On Wednesday, April 13th, 2016, in his last game ever, he gave us a quintessential Kobe performance. 42 minutes of playing time on a broken body with far too many miles on it, powered by a mind that just wouldn't quit. 50 shameless shot attempts, the majority of them ball-stopping, contested, and out-of-rhythm. 17 consecutive points for his team in the last six minutes, which capped off a fourth quarter where he outscored the Jazz by himself. 60 total points and the W.
It was, without a doubt, the most grueling 60-point game I've ever watched. I sat through the first forty-six minutes of the contest, the outcome of which was virtually meaningless, and watched as one of the greatest players to ever touch a basketball was given the greenest of lights to shoot as much as he pleased. It was absurd and, after a few air-balls, quite painful, almost tragic. This isn't the way Kobe Bean Bryant should go out.
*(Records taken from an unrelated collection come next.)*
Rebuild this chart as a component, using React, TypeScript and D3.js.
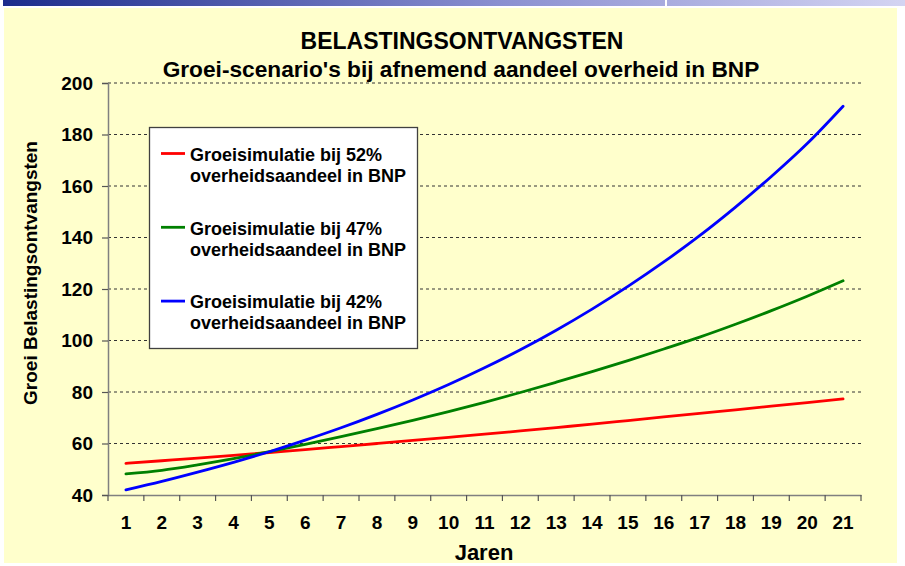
import React, { useRef, useEffect } from 'react';
import * as d3 from 'd3';

const jaren = d3.range(1, 22).map(String);
const yTicks = [40, 60, 80, 100, 120, 140, 160, 180, 200];

const sim52 = [52.3, 53.3, 54.3, 55.4, 56.5, 57.6, 58.8, 60.0, 61.2, 62.4, 63.6, 64.9, 66.2, 67.5, 68.9, 70.3, 71.7, 73.1, 74.5, 75.9, 77.3];
const sim47 = [48.2, 49.6, 51.7, 54.1, 56.8, 59.7, 62.7, 65.8, 69.0, 72.4, 76.0, 79.8, 83.8, 87.9, 92.2, 96.7, 101.3, 106.3, 111.6, 117.2, 123.2];
const sim42 = [42.0, 45.3, 48.9, 52.7, 56.8, 61.3, 66.1, 71.3, 76.9, 82.9, 89.4, 96.4, 104.0, 112.2, 121.0, 130.5, 140.7, 151.8, 163.7, 176.5, 191.0];

const series = [
  { name: ['Groeisimulatie bij 52%', 'overheidsaandeel in BNP'], values: sim52, color: '#ff0000' },
  { name: ['Groeisimulatie bij 47%', 'overheidsaandeel in BNP'], values: sim47, color: '#008000' },
  { name: ['Groeisimulatie bij 42%', 'overheidsaandeel in BNP'], values: sim42, color: '#0000ff' },
];

const W = 905;
const H = 566;
const FONT = '"Liberation Sans", Arial, sans-serif';

export default function App() {
  const ref = useRef<SVGSVGElement>(null);

  useEffect(() => {
    document.body.style.margin = '0';
    const svg = d3.select(ref.current);
    svg.selectAll('*').remove();

    const plot = { left: 108, right: 861, top: 83, bottom: 495 };

    // top banner
    const defs = svg.append('defs');
    const grad = defs.append('linearGradient').attr('id', 'banner').attr('x1', '0%').attr('x2', '100%');
    grad.append('stop').attr('offset', '0%').attr('stop-color', '#1c2c8c');
    grad.append('stop').attr('offset', '55%').attr('stop-color', '#8a8fd0');
    grad.append('stop').attr('offset', '100%').attr('stop-color', '#d4d4f2');
    svg.append('rect').attr('width', W).attr('height', H).attr('fill', '#ffffff');
    svg.append('rect').attr('x', 3).attr('y', 0).attr('width', W - 3).attr('height', 6).attr('fill', 'url(#banner)');
    svg.append('rect').attr('x', 665).attr('y', 0).attr('width', 2).attr('height', 6).attr('fill', '#ffffff');

    // chart background
    svg.append('rect').attr('x', 4).attr('y', 8).attr('width', 893).attr('height', 555).attr('fill', '#ffffcc');

    const x = d3.scaleBand().domain(jaren).range([plot.left, plot.right]);
    const y = d3.scaleLinear().domain([40, 200]).range([plot.bottom, plot.top]);

    // grid
    svg.append('g')
      .selectAll('line')
      .data(yTicks.slice(1))
      .enter()
      .append('line')
      .attr('x1', plot.left)
      .attr('x2', plot.right)
      .attr('y1', (d) => y(d))
      .attr('y2', (d) => y(d))
      .attr('stroke', '#333')
      .attr('stroke-width', 1)
      .attr('stroke-dasharray', '3,3');

    // y axis
    const yAxis = svg.append('g')
      .attr('transform', `translate(${plot.left},0)`)
      .call(d3.axisLeft(y).tickValues(yTicks).tickSize(6).tickPadding(9));
    yAxis.select('.domain').attr('stroke', '#808080').attr('stroke-width', 1.5);
    yAxis.selectAll('.tick line').attr('stroke', '#555').attr('stroke-width', 1.2);
    yAxis.selectAll('.tick text')
      .attr('font-family', FONT)
      .attr('font-weight', 'bold')
      .attr('font-size', 19)
      .attr('fill', '#000');

    // x axis
    const xAxis = svg.append('g')
      .attr('transform', `translate(0,${plot.bottom})`)
      .call(d3.axisBottom(x).tickSize(0).tickPadding(21).tickSizeOuter(0));
    xAxis.select('.domain').attr('stroke', '#808080').attr('stroke-width', 1.5);
    xAxis.selectAll('.tick text')
      .attr('font-family', FONT)
      .attr('font-weight', 'bold')
      .attr('font-size', 19)
      .attr('fill', '#000');
    const edges = jaren.map((d) => x(d) as number).concat([plot.right]);
    xAxis.selectAll('line.edge')
      .data(edges)
      .enter()
      .append('line')
      .attr('class', 'edge')
      .attr('x1', (d) => d)
      .attr('x2', (d) => d)
      .attr('y1', 0)
      .attr('y2', 6)
      .attr('stroke', '#555')
      .attr('stroke-width', 1.2);

    // lines
    const line = d3.line<number>()
      .x((_, i) => (x(jaren[i]) as number) + x.bandwidth() / 2)
      .y((d) => y(d))
      .curve(d3.curveMonotoneX);

    svg.append('g')
      .selectAll('path')
      .data(series)
      .enter()
      .append('path')
      .attr('d', (d) => line(d.values))
      .attr('fill', 'none')
      .attr('stroke', (d) => d.color)
      .attr('stroke-width', 2.8)
      .attr('stroke-linecap', 'round');

    // legend
    const lg = svg.append('g');
    lg.append('rect')
      .attr('x', 149.5)
      .attr('y', 127.5)
      .attr('width', 268)
      .attr('height', 221)
      .attr('fill', '#ffffff')
      .attr('stroke', '#404040')
      .attr('stroke-width', 1.3);
    series.forEach((s, i) => {
      const cy = 153.5 + i * 73.8;
      lg.append('line')
        .attr('x1', 161).attr('x2', 185)
        .attr('y1', cy).attr('y2', cy)
        .attr('stroke', s.color).attr('stroke-width', 2.8);
      s.name.forEach((t, j) => {
        lg.append('text')
          .attr('x', 190)
          .attr('y', cy + 7.3 + j * 21)
          .attr('font-family', FONT)
          .attr('font-weight', 'bold')
          .attr('font-size', 18)
          .attr('fill', '#000')
          .text(t);
      });
    });

    // titles
    svg.append('text')
      .attr('x', 462).attr('y', 49)
      .attr('text-anchor', 'middle')
      .attr('font-family', FONT).attr('font-weight', 'bold').attr('font-size', 23)
      .text('BELASTINGSONTVANGSTEN');
    svg.append('text')
      .attr('x', 461).attr('y', 77)
      .attr('text-anchor', 'middle')
      .attr('font-family', FONT).attr('font-weight', 'bold').attr('font-size', 22.7)
      .text("Groei-scenario's bij afnemend aandeel overheid in BNP");
    svg.append('text')
      .attr('transform', `translate(37,273) rotate(-90)`)
      .attr('text-anchor', 'middle')
      .attr('font-family', FONT).attr('font-weight', 'bold').attr('font-size', 19)
      .text('Groei Belastingsontvangsten');
    svg.append('text')
      .attr('x', 484).attr('y', 560)
      .attr('text-anchor', 'middle')
      .attr('font-family', FONT).attr('font-weight', 'bold').attr('font-size', 22)
      .text('Jaren');
  }, []);

  return <svg ref={ref} width={W} height={H} style={{ display: 'block' }}></svg>;
}
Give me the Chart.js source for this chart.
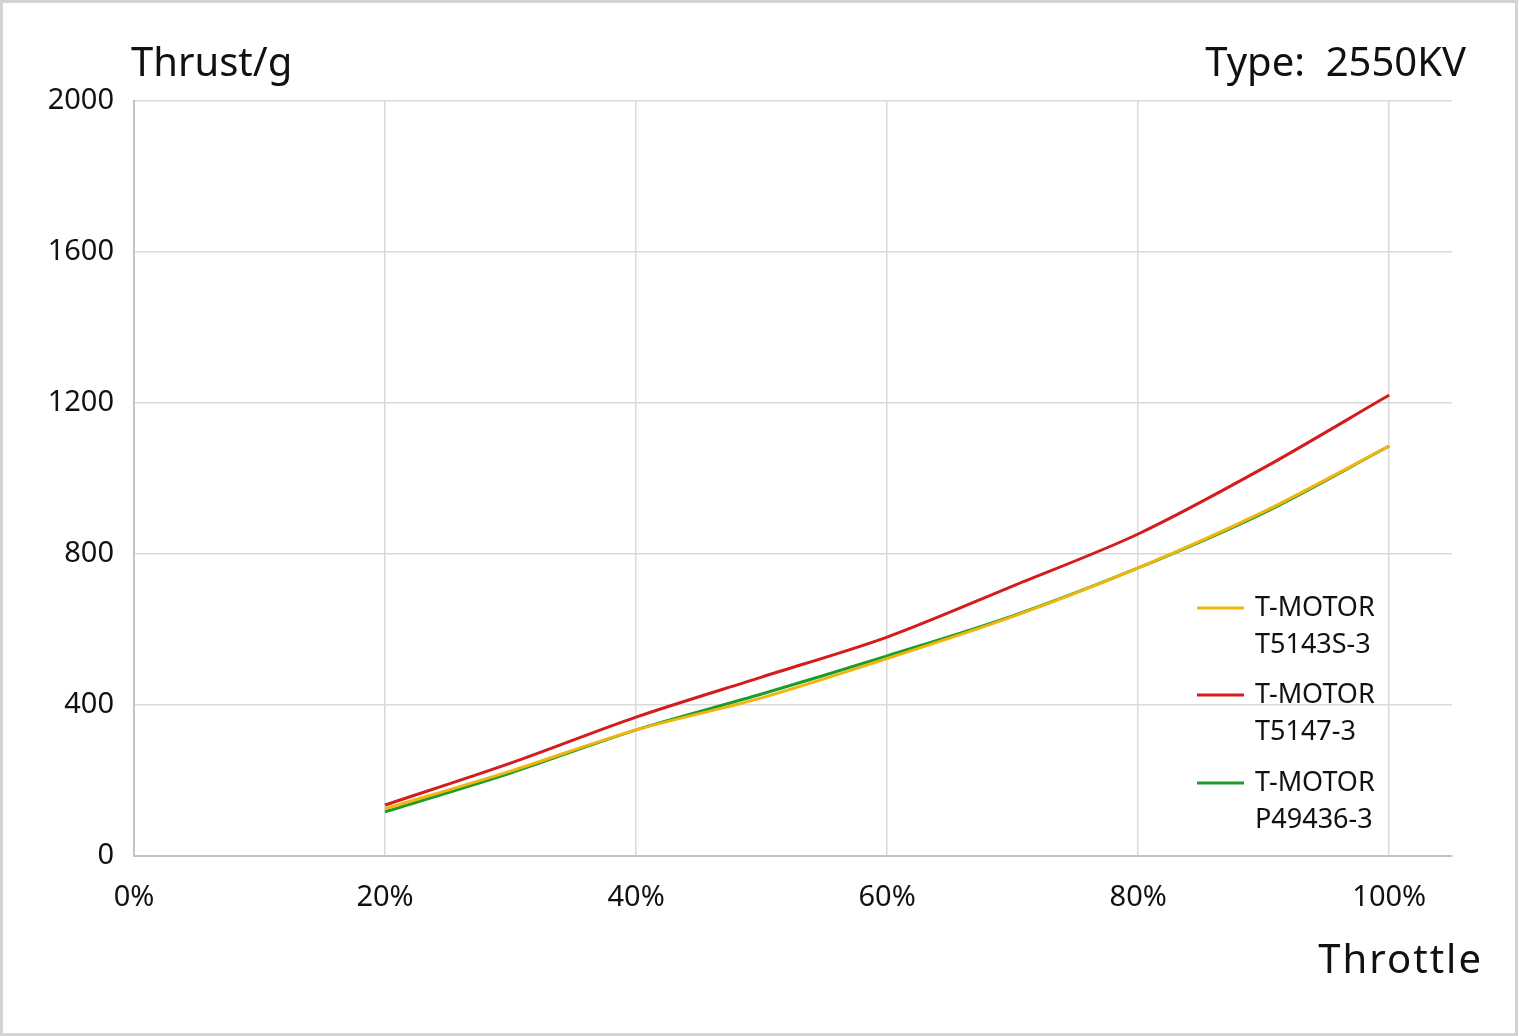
<!DOCTYPE html>
<html>
<head>
<meta charset="utf-8">
<script src="https://cdn.jsdelivr.net/npm/chart.js@4/dist/chart.umd.min.js"></script>
<style>
  html, body { margin: 0; padding: 0; background: #fff; }
  #wrap { width: 1518px; height: 1036px; box-sizing: border-box; border: 3px solid #d4d4d4; background: #fff; }
  canvas { display: block; }
</style>
</head>
<body>
<div id="wrap"><canvas id="chart" width="1512" height="1030"></canvas></div>
<script>
// throttle positions (%)
const throttle = [20, 30, 40, 50, 60, 70, 80, 90, 100];
// thrust in grams
const t5143s = [125, 225, 334, 419, 523, 634, 763, 912, 1086];
const t5147 = [135, 246, 368, 474, 580, 715, 853, 1028, 1221];
const p49436 = [117, 220, 334, 429, 530, 636, 763, 909, 1086];

const seriesNames = [['T-MOTOR', 'T5143S-3'], ['T-MOTOR', 'T5147-3'], ['T-MOTOR', 'P49436-3']];
const seriesColors = ['#f2b50c', '#d41c1c', '#1c9c2c'];
const yTicks = [0, 400, 800, 1200, 1600, 2000];

const FONT = '"Noto Sans", "Open Sans", sans-serif';

const toPoints = arr => arr.map((v, i) => ({ x: throttle[i], y: v }));

// titles and the two-line legend are drawn on top of the chart
const extras = {
    id: 'extras',
    afterDraw(chart) {
        const ctx = chart.ctx;
        const area = chart.chartArea;
        ctx.save();
        ctx.fillStyle = '#111';
        ctx.textBaseline = 'alphabetic';
        ctx.font = '40px ' + FONT;
        ctx.textAlign = 'left';
        ctx.fillText('Thrust/g', area.left - 3, 73);
        ctx.textAlign = 'right';
        ctx.fillText('Type:  2550KV', 1463, 73);
        ctx.letterSpacing = '2px';
        ctx.fillText('Throttle', 1480, 970);
        ctx.letterSpacing = '0px';

        // legend
        const ys = [605, 692, 780];
        ctx.font = '27px ' + FONT;
        ctx.textAlign = 'left';
        ctx.textBaseline = 'middle';
        seriesNames.forEach((lines, i) => {
            const y = ys[i];
            ctx.strokeStyle = seriesColors[i];
            ctx.lineWidth = 3;
            ctx.beginPath();
            ctx.moveTo(1194, y);
            ctx.lineTo(1241, y);
            ctx.stroke();
            ctx.fillStyle = '#111';
            ctx.fillText(lines[0], 1252, y);
            ctx.fillText(lines[1], 1252, y + 37);
        });
        ctx.restore();
    }
};

const ctx = document.getElementById('chart').getContext('2d');
new Chart(ctx, {
    type: 'line',
    data: {
        datasets: [
            { label: seriesNames[0].join(' '), data: toPoints(t5143s), borderColor: seriesColors[0] },
            { label: seriesNames[1].join(' '), data: toPoints(t5147), borderColor: seriesColors[1] },
            { label: seriesNames[2].join(' '), data: toPoints(p49436), borderColor: seriesColors[2] },
        ]
    },
    options: {
        responsive: false,
        animation: false,
        layout: { padding: { left: 0, top: 98, right: 63, bottom: 0 } },
        elements: {
            line: { borderWidth: 3, tension: 0.3 },
            point: { radius: 0 }
        },
        plugins: { legend: { display: false }, tooltip: { enabled: false } },
        scales: {
            x: {
                type: 'linear', min: 0, max: 105,
                afterFit: s => { s.height = 1030 - 853; },
                grid: { color: '#d9d9d9', lineWidth: 1.5, drawTicks: false },
                border: { color: '#c4c4c4', width: 2 },
                ticks: {
                    stepSize: 20, includeBounds: false, padding: 24,
                    color: '#111', font: { family: FONT, size: 29 },
                    callback: v => v + '%'
                }
            },
            y: {
                min: 0, max: 2000,
                afterFit: s => { s.width = 131; },
                afterBuildTicks: s => { s.ticks = yTicks.map(v => ({ value: v })); },
                grid: { color: '#d9d9d9', lineWidth: 1.5, drawTicks: false },
                border: { color: '#c4c4c4', width: 2 },
                ticks: {
                    padding: 20, color: '#111', font: { family: FONT, size: 29 },
                    callback: v => String(v)
                }
            }
        }
    },
    plugins: [extras]
});
</script>
</body>
</html>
But suddenly, with the game beginning to wind down, the shots started to go in. One after another after another. And when he raised up for one final vintage pull-up jumper just within the 3-point line, I knew it was good before it went in.
That's the beauty of Kobe Bryant. His game had its flaws - certainly, he had his flaws - but he often did things that were so amazingly spectacular that you forgot about them. He dared to chase impossible standards, and worked so hard that sometimes you almost believed he could reach them. He constantly fluctuated between imperfect human and basketball deity. He was an alpha dog in the purest sense of the term, a calculated genius, and a fiery competitor. He was ludicrous and profane, yet tremendously inspiring. He was one of a kind, a truly special athlete and human being.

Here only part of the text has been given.